Political movements are an expression of the struggle of a social group for the political space and benefits. The political movements are presented by non-state groups who are led by their élite. In fact the process of the construction of identities and reinforcing them is also a part of political movements.
A political movement may be local, regional, national, or international in scope. Some have aimed to change government policy, such as the anti-war movement, the Ecology movement, and the Anti-globalization movement. Many have aimed to establish or broaden the rights of subordinate groups, such as abolitionism, the women's suffrage movement, the Civil rights movement, feminism, men's rights movement, gay rights movement, the Disability rights movement, or the inclusive human rights movement. Some have represented class interests, such as the Labour movement, Socialism, and Communism, others have expressed national aspirations, such as anticolonialist movements, Ratana, Zionism, and Sinn Féin. Political movements can also involve struggles to decentralize or centralize state control, as in Anarchism, Fascism, and Nazism.
Some activists and scholars claim that along with globalization a new type of political movement emerges that is not merely international or single-issue focused, but is characterized with global approach. This has been termed a global citizens movement and debate continues over whether it has manifested or is still a latent potential.

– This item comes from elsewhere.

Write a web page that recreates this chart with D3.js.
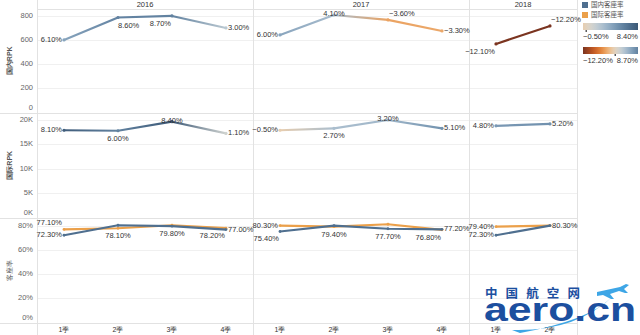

A difficulty for scholarship of movements is that for most of them, neither insiders to a movement nor outsiders apply consistent labels or even descriptive phrases. Unless there is a single leader who does that, or a formal system of membership agreements, activists will typically use diverse labels and descriptive phrases that require scholars to discern when they are referring to the same or similar ideas, declare similar goals, adopt similar programs of action, and use similar methods. There can be great differences in the way that is done, to recognize who is and who is not a member or an allied group:
It is often outsiders rather than insiders that apply the identifying labels for a movement, which the insiders then may or may not adopt and use to self-identify. For example, the label for the levellers political movement in 17th century England was applied to them by their antagonists, as a term of disparagement. Yet admirers of the movement and its aims later came to use the term, and it is the term by which they are known to history.
Caution must always be exercised in any discussion of amorphous phenomena such as movements to distinguish between the views of insiders and outsiders, supporters and antagonists, each of whom may have their own purposes and agendas in characterization or mischaracterization of it.